I really don't see how the very same chips are effecting different consoles differently. Even if you shrink the die, the chips logic is still identical, the software could not run otherwise.
What you are missing here is streaming. I have seen textures disappear at bathurst then reappear (its rare though). The PS3 is not fitting everything into RAM, you are getting textures when you need them off the HDD it seems. I think what you are seeing is overhead related to texture management in connection with HDD speed. And your tests correlate with this. I don't have most of the issues you speak of, yet my console is a 40GB with an upgraded HDD to a 7200RPM 500GB. According to your tests my SKU should be bad, but its not.
I have the console you listed as the worst. Dealer animations are silky smooth, I never realised people had issues with them. The only difference between the console I have and the one you tested is my HDD upgrade.
Also you must realise that when you are buying a car the game is not only loading that car into RAM, it is also installing it into the HDD for next time.
The thinking is that thermal issues are throttling the chips, because yes, they can all do the same number of ops per cycle and have the same cycles per second - except that the Cell scales the clock speed according to how much work it has to do. Not much to do? Scale back to save power (which equals heat in this case).
The theory is that the temperature monitoring built into the silicon can do the same scaling: getting too hot? Scale it back to reduce power; reduce heat input, reduce temperature, keep things solid-state. Scaling the clocks like that at full load will introduce a slowdown effect, as it'll take longer to do the same ops now.

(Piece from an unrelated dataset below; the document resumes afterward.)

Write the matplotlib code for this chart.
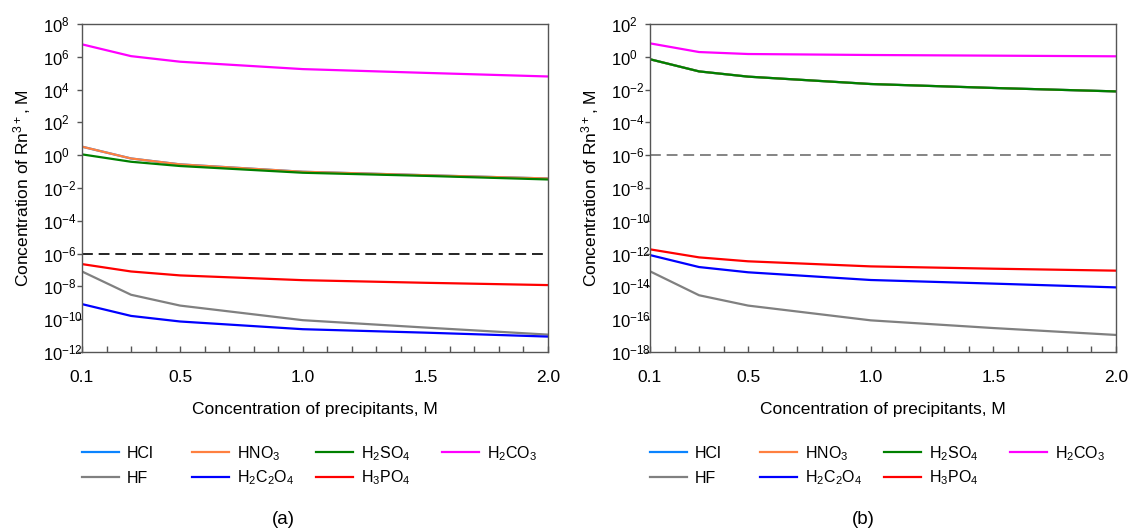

The key point is that whilst the chips are logically equivalent, thermally they are far from equivalent, even within the same "model" (since some chips will need a higher voltage to hit 3.2 GHz than others, due to variations in the manufacturing process - and power is proportional to the
square of voltage). Add to that the various coolers that Sony has used over the different models, which have caused problems for some owners, and it's clear that there is plenty of scope for the thermal balance of any model to vary, and to vary between models, too.

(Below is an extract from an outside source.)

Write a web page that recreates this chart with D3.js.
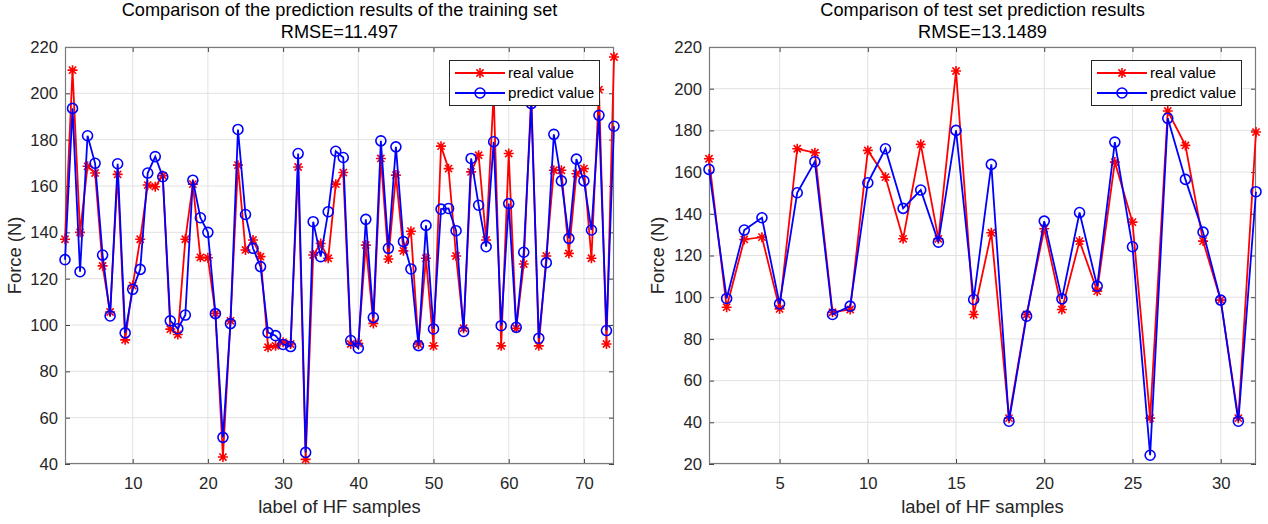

That implies a different thermal sensitivity on a
per-console basis in terms of computational load, hardware (inc. cooler) and environmental factors, not least of which:
dust. So we're looking at which models are
more susceptible to finding themselves operating out-of-spec., thermally speaking.

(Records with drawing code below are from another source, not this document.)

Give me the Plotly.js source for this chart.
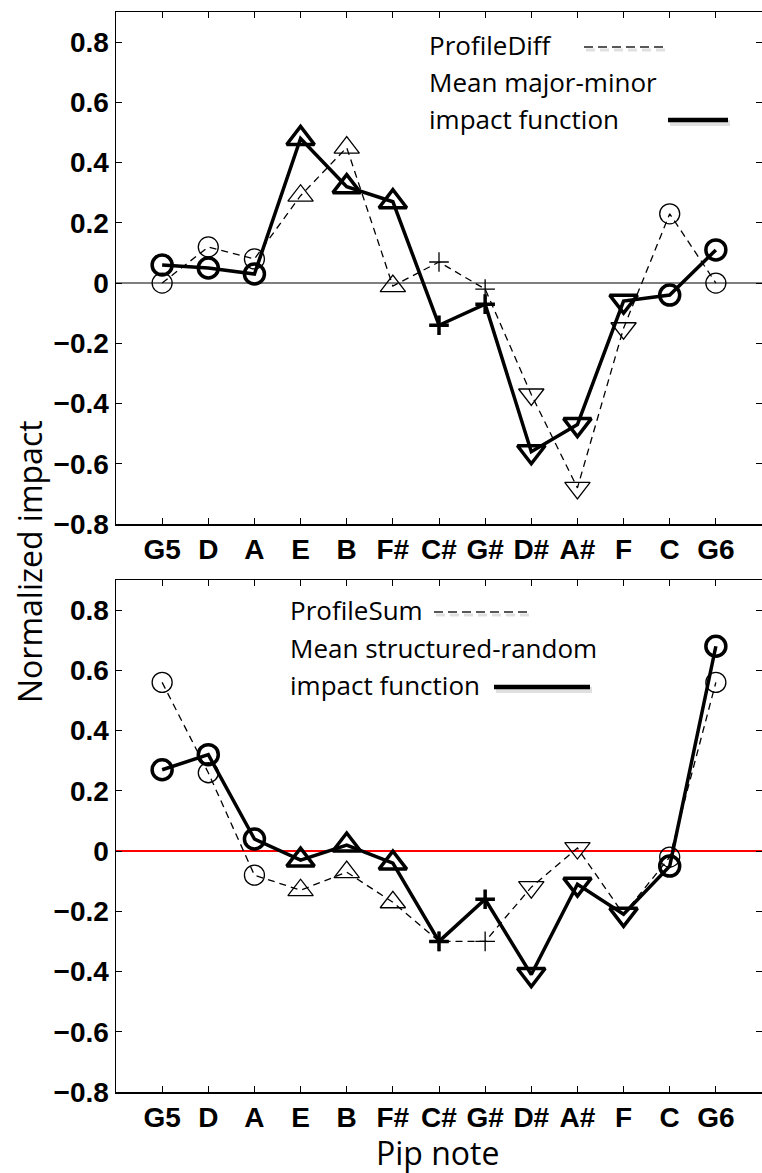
<!DOCTYPE html>
<html>
<head>
<meta charset="utf-8">
<script src="https://cdn.plot.ly/plotly-3.0.1.min.js"></script>
<style>
  html, body { margin: 0; padding: 0; background: #fff; }
  #chart { width: 762px; height: 1173px; }
</style>
</head>
<body>
<div id="chart"></div>
<script>
// Pip notes along the circle of fifths
const notes = ["G5", "D", "A", "E", "B", "F#", "C#", "G#", "D#", "A#", "F", "C", "G6"];
const notePos = [1, 2, 3, 4, 5, 6, 7, 8, 9, 10, 11, 12, 13];

// Marker shape used for each note
const noteSymbols = ["circle", "circle", "circle", "triangle-up", "triangle-up", "triangle-up",
  "cross-thin", "cross-thin", "triangle-down", "triangle-down", "triangle-down", "circle", "circle"];

// Upper panel: major vs. minor
const profileDiff = [0.00, 0.12, 0.08, 0.29, 0.45, -0.01, 0.07, -0.02, -0.37, -0.68, -0.15, 0.23, 0.00];
const meanMajorMinor = [0.06, 0.05, 0.03, 0.48, 0.32, 0.27, -0.14, -0.07, -0.56, -0.47, -0.06, -0.04, 0.11];

// Lower panel: structured vs. random
const profileSum = [0.56, 0.26, -0.08, -0.13, -0.07, -0.17, -0.30, -0.30, -0.12, 0.01, -0.21, -0.02, 0.56];
const meanStructuredRandom = [0.27, 0.32, 0.04, -0.03, 0.02, -0.04, -0.30, -0.16, -0.41, -0.11, -0.21, -0.05, 0.68];

// Value axis ticks
const yTickVals = [-0.8, -0.6, -0.4, -0.2, 0, 0.2, 0.4, 0.6, 0.8];
const yTickText = ["\u22120.8", "\u22120.6", "\u22120.4", "\u22120.2", "0", "0.2", "0.4", "0.6", "0.8"];

// Page geometry (pixels)
const W = 762, H = 1173;
const M = { l: 116, r: 0, t: 12, b: 81 };
const plotW = W - M.l - M.r, plotH = H - M.t - M.b;
const px = x => (x - M.l) / plotW;
const py = y => (H - M.b - y) / plotH;

const topDomain = [py(524), 1];
const botDomain = [0, py(580)];

const tickFont = { family: "Liberation Sans, Arial, sans-serif", size: 28, color: "#000", weight: "bold" };
const textFont = { family: "Open Sans, sans-serif", size: 26, color: "#000" };
const titleFont = { family: "Open Sans, sans-serif", size: 32, color: "#000" };

function openSymbols() { return noteSymbols.map(s => s + "-open"); }
function sizes(big) {
  return noteSymbols.map(s => s === "cross-thin" ? 14 : (s === "circle" ? 20 : (big ? 24 : 22)));
}

function profileTrace(y, xa, ya) {
  return {
    x: notePos, y: y, xaxis: xa, yaxis: ya, type: "scatter", mode: "lines+markers",
    line: { color: "#000", width: 1.3, dash: "7px,5px" },
    marker: { symbol: openSymbols(), size: sizes(false), opacity: 1, color: "#000", line: { color: "#000", width: 1.3 } },
    showlegend: false, hoverinfo: "skip"
  };
}
function meanTrace(y, xa, ya) {
  return {
    x: notePos, y: y, xaxis: xa, yaxis: ya, type: "scatter", mode: "lines+markers",
    line: { color: "#000", width: 3.5 },
    marker: { symbol: openSymbols(), size: sizes(true), opacity: 1, color: "#000", line: { color: "#000", width: 3.5 } },
    showlegend: false, hoverinfo: "skip"
  };
}

const traces = [
  profileTrace(profileDiff, "x", "y"),
  meanTrace(meanMajorMinor, "x", "y"),
  profileTrace(profileSum, "x2", "y2"),
  meanTrace(meanStructuredRandom, "x2", "y2")
];

function xAxis(anchor) {
  return {
    anchor: anchor, range: [0, 14], tickmode: "array", tickvals: notePos, ticktext: notes,
    ticks: "inside", ticklen: 6, tickwidth: 1, tickcolor: "#000",
    showline: true, linecolor: "#000", linewidth: 1.5, mirror: "allticks",
    showgrid: false, zeroline: false, tickfont: tickFont, fixedrange: true
  };
}
function yAxis(anchor, domain, zeroColor, zeroWidth) {
  return {
    anchor: anchor, domain: domain, range: [-0.8, 0.9], tickmode: "array",
    tickvals: yTickVals, ticktext: yTickText,
    ticks: "inside", ticklen: 6, tickwidth: 1, tickcolor: "#000",
    showline: true, linecolor: "#000", linewidth: 1.5, mirror: "allticks",
    showgrid: false, zeroline: true, zerolinecolor: zeroColor, zerolinewidth: zeroWidth,
    tickfont: tickFont, fixedrange: true
  };
}

// Key lines (dashed profile, solid mean) with a soft shadow
function keyLine(x0, x1, y, dashed) {
  const shapes = [];
  shapes.push({ type: "line", xref: "paper", yref: "paper", x0: px(x0 + 2), x1: px(x1 + 2), y0: py(y + 3), y1: py(y + 3),
    line: { color: "rgba(0,0,0,0.12)", width: dashed ? 3 : 6, dash: dashed ? "9px,5px" : "solid" } });
  shapes.push({ type: "line", xref: "paper", yref: "paper", x0: px(x0), x1: px(x1), y0: py(y), y1: py(y),
    line: { color: dashed ? "#222" : "#000", width: dashed ? 1.6 : 4.5, dash: dashed ? "9px,5px" : "solid" } });
  return shapes;
}
function keyText(text, x, y) {
  return { text: text, xref: "paper", yref: "paper", x: px(x), y: py(y), xanchor: "left", yanchor: "middle",
    showarrow: false, font: textFont };
}

const shapes = [].concat(
  keyLine(584, 667, 47, true),
  keyLine(668, 728, 120, false),
  keyLine(434, 530, 612, true),
  keyLine(494, 590, 687, false)
);

const annotations = [
  keyText("ProfileDiff", 427, 45),
  keyText("Mean major-minor", 427, 82),
  keyText("impact function", 427, 119),
  keyText("ProfileSum", 288, 610),
  keyText("Mean structured-random", 288, 648),
  keyText("impact function", 288, 685),
  { text: "Normalized impact", xref: "paper", yref: "paper", x: px(29), y: py(562), xanchor: "center", yanchor: "middle",
    textangle: -90, showarrow: false, font: titleFont },
  { text: "Pip note", xref: "paper", yref: "paper", x: px(437), y: py(1152), xanchor: "center", yanchor: "middle",
    showarrow: false, font: titleFont }
];

const layout = {
  width: W, height: H, margin: M,
  paper_bgcolor: "#fff", plot_bgcolor: "#fff",
  xaxis: xAxis("y"), yaxis: yAxis("x", topDomain, "#7f7f7f", 1.5),
  xaxis2: xAxis("y2"), yaxis2: yAxis("x2", botDomain, "#ff0000", 1.2),
  shapes: shapes, annotations: annotations, showlegend: false
};

Plotly.newPlot("chart", traces, layout, { staticPlot: true, displayModeBar: false });
</script>
</body>
</html>
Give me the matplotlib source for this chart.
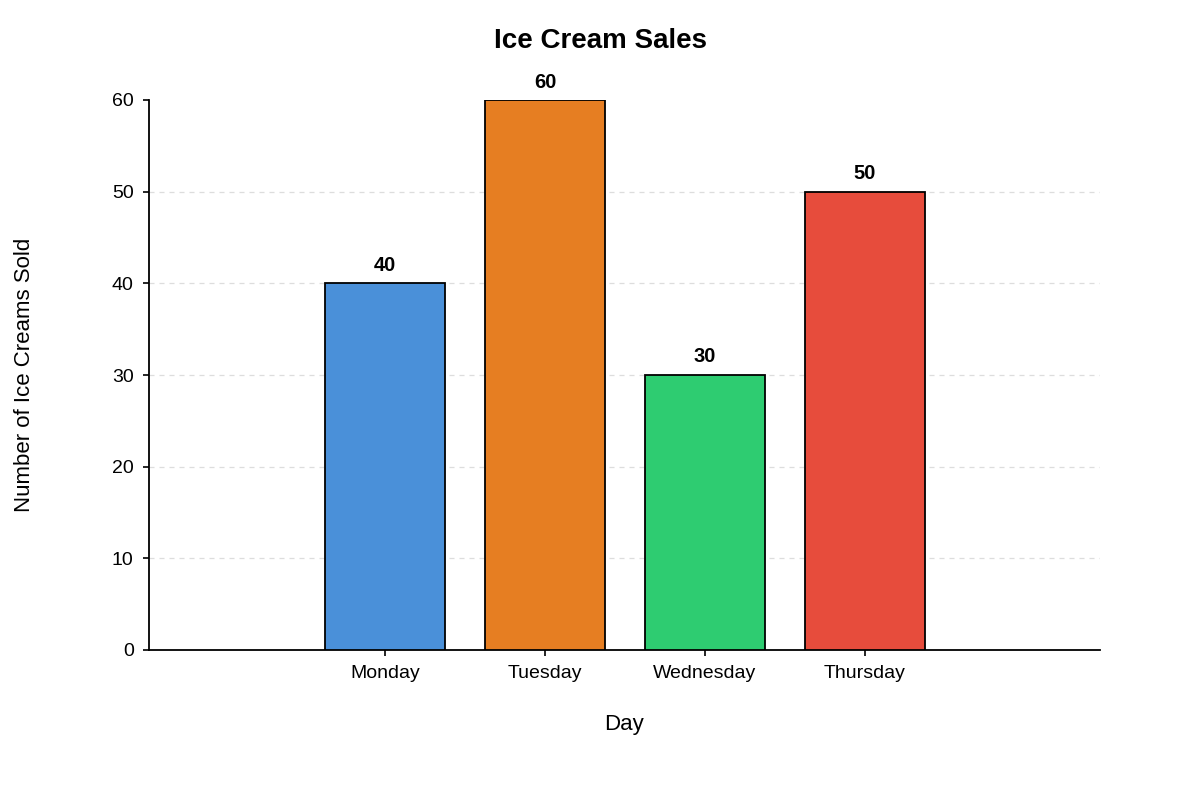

We may find that the frequency of "thermal imbalance" can be pinned on different things for different models; e.g. perhaps the smaller dies suffer from rare 1 mm (say) bubbles in the thermal paste applied at the factory, which constitute a much larger relative area than with the larger dies (using the same process), and thus cooling is more adversely affected when those bubbles occur - relatively speaking. Such a thing shouldn't be possible (at least, not on that scale), but you get the idea. Maybe the fattys are more susceptible to dust because of the higher thermal loads (again, just an example to illustrate) etc.
The harddrive does indeed play a role, in a "full system" sense, but why would it affect the dealership rendering? Mine developed a mild stutter in the dealerships that wasn't there when I first got the game, and now it's gone again.
It's obviously a very complicated set of interrelated effects, which is why you can't say that such and such model will (always) do X. Rather, what we can potentially achieve is to say: if you're getting X, try Y. If it's possible to characterise in that way, even.